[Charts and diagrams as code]

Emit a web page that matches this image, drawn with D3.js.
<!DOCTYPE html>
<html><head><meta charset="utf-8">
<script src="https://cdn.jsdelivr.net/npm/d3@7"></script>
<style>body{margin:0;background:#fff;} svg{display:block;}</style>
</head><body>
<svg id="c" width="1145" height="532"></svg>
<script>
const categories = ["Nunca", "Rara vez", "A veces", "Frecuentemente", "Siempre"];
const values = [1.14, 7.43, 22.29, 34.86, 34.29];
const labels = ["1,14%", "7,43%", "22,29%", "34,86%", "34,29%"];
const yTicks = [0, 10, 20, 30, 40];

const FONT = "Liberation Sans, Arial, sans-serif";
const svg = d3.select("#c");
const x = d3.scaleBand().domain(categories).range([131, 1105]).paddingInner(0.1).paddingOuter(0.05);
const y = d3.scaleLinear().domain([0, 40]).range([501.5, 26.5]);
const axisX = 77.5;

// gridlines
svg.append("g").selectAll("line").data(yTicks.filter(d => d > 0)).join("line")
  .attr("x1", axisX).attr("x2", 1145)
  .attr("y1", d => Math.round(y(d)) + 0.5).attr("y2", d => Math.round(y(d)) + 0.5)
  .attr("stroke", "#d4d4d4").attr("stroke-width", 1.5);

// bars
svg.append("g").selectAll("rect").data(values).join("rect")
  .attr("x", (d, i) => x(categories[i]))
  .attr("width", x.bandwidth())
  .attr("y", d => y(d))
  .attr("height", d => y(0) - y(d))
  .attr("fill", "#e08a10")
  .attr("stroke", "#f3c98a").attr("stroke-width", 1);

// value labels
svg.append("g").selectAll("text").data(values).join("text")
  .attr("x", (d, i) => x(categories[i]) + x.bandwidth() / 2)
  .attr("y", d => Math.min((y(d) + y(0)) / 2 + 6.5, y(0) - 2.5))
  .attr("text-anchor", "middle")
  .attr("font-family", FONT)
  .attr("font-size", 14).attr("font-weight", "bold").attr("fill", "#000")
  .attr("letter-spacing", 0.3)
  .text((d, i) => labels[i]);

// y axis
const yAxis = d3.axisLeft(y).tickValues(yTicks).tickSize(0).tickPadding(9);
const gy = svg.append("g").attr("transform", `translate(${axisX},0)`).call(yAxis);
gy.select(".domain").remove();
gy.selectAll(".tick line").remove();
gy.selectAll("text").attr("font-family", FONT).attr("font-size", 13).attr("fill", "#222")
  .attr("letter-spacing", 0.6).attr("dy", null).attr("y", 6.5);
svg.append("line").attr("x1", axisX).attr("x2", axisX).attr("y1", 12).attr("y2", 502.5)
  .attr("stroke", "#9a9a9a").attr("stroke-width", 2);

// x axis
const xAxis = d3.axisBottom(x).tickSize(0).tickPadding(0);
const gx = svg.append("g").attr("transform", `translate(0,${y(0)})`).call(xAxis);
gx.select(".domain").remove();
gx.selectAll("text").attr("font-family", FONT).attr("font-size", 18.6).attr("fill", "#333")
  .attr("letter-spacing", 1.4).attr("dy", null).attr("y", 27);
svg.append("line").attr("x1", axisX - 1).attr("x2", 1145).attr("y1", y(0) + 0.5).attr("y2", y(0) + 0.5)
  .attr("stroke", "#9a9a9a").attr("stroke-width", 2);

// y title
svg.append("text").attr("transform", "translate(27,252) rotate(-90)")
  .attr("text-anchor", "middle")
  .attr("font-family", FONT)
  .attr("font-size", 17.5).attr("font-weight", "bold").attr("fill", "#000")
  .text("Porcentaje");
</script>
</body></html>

--

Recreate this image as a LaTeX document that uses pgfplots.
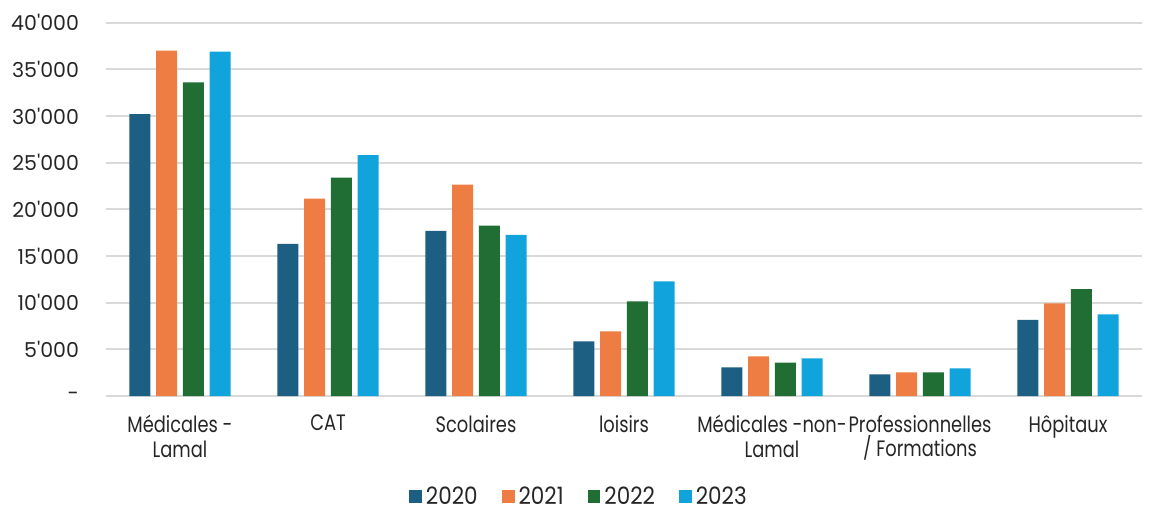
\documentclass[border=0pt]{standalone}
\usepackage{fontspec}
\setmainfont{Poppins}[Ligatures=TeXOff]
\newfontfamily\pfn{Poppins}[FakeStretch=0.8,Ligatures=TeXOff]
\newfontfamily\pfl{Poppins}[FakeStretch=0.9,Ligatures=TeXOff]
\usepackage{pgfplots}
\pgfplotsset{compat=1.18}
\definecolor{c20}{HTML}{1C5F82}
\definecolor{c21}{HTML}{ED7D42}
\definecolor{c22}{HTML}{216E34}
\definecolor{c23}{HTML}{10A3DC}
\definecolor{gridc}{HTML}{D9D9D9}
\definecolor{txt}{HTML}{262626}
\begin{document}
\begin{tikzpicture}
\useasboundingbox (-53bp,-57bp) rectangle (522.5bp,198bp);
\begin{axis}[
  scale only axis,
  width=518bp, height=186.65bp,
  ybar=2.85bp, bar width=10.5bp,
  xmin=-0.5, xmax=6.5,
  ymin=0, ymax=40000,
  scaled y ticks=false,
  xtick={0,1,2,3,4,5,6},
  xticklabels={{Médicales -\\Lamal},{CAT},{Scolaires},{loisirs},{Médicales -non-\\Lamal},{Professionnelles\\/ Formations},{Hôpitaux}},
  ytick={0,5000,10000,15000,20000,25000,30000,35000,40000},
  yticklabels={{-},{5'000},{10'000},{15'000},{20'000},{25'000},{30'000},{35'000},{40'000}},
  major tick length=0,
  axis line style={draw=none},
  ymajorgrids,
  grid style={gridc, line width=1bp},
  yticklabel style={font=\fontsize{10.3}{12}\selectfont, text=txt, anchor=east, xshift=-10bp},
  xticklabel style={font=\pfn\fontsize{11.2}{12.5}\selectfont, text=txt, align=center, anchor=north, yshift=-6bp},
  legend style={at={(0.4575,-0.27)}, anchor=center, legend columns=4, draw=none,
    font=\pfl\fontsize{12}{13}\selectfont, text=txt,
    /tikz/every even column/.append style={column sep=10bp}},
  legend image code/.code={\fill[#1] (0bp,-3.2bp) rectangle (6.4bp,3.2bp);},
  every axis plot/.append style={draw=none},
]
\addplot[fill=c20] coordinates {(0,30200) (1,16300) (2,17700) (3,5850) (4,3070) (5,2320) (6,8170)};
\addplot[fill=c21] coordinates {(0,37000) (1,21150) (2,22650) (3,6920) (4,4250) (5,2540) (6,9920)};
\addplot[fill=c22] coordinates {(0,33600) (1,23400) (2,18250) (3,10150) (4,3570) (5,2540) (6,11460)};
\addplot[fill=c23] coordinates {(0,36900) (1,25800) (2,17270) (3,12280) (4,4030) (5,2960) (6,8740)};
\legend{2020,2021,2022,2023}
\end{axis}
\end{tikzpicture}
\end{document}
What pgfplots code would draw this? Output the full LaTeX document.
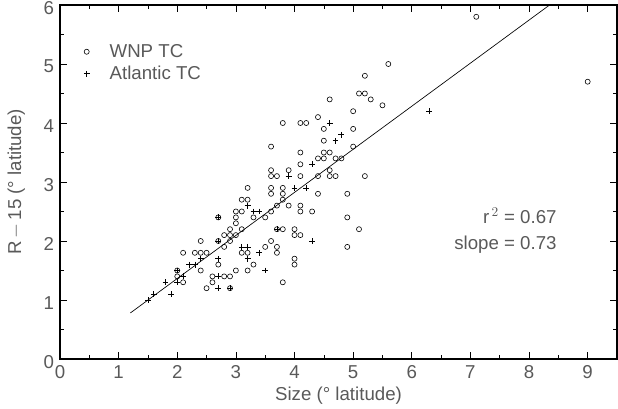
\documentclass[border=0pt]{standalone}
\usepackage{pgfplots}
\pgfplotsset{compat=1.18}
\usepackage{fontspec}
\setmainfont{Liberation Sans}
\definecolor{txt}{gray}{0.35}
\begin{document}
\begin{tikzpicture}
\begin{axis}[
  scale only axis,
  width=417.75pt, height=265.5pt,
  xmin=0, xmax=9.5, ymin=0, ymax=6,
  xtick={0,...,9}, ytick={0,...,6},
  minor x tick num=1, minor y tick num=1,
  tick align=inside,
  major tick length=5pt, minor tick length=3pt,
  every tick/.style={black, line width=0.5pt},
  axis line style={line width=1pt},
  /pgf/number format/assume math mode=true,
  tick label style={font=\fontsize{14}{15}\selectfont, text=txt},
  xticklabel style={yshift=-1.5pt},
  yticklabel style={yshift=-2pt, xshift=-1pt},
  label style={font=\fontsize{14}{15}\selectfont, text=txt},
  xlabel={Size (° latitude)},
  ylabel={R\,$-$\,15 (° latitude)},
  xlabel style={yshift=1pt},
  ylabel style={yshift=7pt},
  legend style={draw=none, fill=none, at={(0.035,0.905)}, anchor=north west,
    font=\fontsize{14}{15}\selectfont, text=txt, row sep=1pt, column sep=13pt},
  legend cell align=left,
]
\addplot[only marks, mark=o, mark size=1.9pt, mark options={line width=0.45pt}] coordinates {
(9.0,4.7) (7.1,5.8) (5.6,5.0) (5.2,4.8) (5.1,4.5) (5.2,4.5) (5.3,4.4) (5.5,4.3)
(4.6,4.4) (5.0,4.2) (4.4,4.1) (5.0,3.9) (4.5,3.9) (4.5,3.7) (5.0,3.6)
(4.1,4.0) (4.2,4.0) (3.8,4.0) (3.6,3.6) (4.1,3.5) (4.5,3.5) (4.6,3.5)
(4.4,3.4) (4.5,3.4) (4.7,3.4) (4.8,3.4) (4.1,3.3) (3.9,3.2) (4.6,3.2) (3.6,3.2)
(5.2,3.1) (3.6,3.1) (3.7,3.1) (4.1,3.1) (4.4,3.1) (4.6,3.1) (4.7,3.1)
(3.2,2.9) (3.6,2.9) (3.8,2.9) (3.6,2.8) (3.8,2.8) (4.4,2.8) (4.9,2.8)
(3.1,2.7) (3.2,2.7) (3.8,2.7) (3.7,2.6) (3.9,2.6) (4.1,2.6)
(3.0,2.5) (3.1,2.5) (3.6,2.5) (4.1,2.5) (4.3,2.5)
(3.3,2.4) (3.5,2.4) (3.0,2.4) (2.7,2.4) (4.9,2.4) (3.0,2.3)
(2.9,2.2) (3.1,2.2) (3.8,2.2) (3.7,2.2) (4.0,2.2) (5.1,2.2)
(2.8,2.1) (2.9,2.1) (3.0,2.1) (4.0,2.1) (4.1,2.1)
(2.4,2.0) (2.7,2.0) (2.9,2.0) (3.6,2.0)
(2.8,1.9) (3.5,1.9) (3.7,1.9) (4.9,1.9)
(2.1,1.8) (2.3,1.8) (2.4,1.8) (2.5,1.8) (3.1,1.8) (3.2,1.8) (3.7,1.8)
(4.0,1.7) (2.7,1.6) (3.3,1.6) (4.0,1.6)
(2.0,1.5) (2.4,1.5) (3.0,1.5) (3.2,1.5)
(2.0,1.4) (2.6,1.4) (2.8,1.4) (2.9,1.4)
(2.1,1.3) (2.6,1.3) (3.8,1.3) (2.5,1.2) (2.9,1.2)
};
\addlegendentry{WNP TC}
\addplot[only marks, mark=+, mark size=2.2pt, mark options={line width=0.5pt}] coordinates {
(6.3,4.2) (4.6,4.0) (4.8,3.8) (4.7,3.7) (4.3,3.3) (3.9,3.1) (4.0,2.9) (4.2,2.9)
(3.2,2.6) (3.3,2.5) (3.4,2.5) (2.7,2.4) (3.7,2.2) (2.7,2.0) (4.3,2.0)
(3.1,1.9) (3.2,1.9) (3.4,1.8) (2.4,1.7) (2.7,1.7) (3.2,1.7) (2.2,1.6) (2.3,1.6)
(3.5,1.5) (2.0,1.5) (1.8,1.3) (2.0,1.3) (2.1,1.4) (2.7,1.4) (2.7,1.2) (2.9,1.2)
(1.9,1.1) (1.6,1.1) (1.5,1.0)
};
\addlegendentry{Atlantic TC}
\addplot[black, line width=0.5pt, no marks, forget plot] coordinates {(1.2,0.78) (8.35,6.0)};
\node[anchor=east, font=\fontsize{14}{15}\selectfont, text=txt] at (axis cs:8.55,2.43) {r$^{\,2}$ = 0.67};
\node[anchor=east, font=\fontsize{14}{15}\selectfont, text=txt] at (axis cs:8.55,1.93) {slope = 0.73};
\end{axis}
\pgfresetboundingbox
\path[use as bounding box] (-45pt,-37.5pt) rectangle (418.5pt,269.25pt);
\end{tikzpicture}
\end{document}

--

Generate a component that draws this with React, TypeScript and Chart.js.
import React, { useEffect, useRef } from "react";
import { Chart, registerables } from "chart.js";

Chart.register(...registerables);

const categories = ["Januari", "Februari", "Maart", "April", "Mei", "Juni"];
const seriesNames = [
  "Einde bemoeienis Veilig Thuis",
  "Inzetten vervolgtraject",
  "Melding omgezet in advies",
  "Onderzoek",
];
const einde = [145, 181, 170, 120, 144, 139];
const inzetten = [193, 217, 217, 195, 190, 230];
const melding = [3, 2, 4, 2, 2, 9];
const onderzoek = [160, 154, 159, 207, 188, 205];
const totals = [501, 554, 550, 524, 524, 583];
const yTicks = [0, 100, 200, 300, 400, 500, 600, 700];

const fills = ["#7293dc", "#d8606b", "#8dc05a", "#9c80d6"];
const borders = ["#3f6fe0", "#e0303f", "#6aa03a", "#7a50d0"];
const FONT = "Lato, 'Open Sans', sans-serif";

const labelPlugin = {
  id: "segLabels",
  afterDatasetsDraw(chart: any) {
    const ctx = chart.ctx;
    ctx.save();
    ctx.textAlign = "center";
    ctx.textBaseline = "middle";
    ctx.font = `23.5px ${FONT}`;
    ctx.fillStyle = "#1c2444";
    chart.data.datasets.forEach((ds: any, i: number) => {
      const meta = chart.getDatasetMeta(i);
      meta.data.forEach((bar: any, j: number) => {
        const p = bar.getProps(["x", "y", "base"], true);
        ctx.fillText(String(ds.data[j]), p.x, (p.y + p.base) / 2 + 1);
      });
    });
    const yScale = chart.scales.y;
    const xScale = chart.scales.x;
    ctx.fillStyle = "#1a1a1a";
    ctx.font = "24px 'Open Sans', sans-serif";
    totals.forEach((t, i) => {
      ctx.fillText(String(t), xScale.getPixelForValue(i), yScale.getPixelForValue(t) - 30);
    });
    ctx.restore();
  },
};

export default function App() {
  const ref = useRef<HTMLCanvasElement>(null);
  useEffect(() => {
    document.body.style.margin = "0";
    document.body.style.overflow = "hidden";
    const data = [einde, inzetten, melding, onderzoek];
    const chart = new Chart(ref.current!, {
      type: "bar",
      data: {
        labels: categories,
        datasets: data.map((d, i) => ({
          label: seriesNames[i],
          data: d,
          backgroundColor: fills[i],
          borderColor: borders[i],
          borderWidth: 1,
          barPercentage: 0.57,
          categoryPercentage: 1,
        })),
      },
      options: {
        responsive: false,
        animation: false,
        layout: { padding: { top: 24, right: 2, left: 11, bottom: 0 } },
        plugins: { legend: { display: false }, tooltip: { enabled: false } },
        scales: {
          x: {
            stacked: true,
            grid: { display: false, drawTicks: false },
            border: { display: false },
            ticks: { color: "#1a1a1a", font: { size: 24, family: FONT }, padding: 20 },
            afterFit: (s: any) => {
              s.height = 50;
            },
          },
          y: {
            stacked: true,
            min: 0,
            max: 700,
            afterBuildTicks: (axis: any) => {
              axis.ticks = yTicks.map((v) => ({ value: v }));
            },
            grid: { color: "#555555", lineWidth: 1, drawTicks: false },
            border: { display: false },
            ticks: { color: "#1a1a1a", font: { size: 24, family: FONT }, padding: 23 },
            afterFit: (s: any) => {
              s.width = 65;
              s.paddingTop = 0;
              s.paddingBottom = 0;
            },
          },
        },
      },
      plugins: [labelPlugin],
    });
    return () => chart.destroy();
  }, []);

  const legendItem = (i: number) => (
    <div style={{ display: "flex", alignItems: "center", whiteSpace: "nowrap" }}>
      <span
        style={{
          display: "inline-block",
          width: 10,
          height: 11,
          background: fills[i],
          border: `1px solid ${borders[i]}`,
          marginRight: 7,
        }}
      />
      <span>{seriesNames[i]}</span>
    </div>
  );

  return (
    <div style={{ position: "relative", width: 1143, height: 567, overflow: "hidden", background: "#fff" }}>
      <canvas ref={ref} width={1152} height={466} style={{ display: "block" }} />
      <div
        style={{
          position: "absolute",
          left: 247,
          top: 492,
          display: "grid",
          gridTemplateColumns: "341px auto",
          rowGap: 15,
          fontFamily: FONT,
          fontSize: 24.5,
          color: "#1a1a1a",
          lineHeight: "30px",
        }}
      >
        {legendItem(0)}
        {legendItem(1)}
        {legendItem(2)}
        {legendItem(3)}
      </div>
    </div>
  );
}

| Task objective |
Write out only the lines that run from the line containing "Emit a web page" through the line containing "const axisX = 77.5;", both included, exactly as they appear above.

| Solution to this task |
Emit a web page that matches this image, drawn with D3.js.
<!DOCTYPE html>
<html><head><meta charset="utf-8">
<script src="https://cdn.jsdelivr.net/npm/d3@7"></script>
<style>body{margin:0;background:#fff;} svg{display:block;}</style>
</head><body>
<svg id="c" width="1145" height="532"></svg>
<script>
const categories = ["Nunca", "Rara vez", "A veces", "Frecuentemente", "Siempre"];
const values = [1.14, 7.43, 22.29, 34.86, 34.29];
const labels = ["1,14%", "7,43%", "22,29%", "34,86%", "34,29%"];
const yTicks = [0, 10, 20, 30, 40];

const FONT = "Liberation Sans, Arial, sans-serif";
const svg = d3.select("#c");
const x = d3.scaleBand().domain(categories).range([131, 1105]).paddingInner(0.1).paddingOuter(0.05);
const y = d3.scaleLinear().domain([0, 40]).range([501.5, 26.5]);
const axisX = 77.5;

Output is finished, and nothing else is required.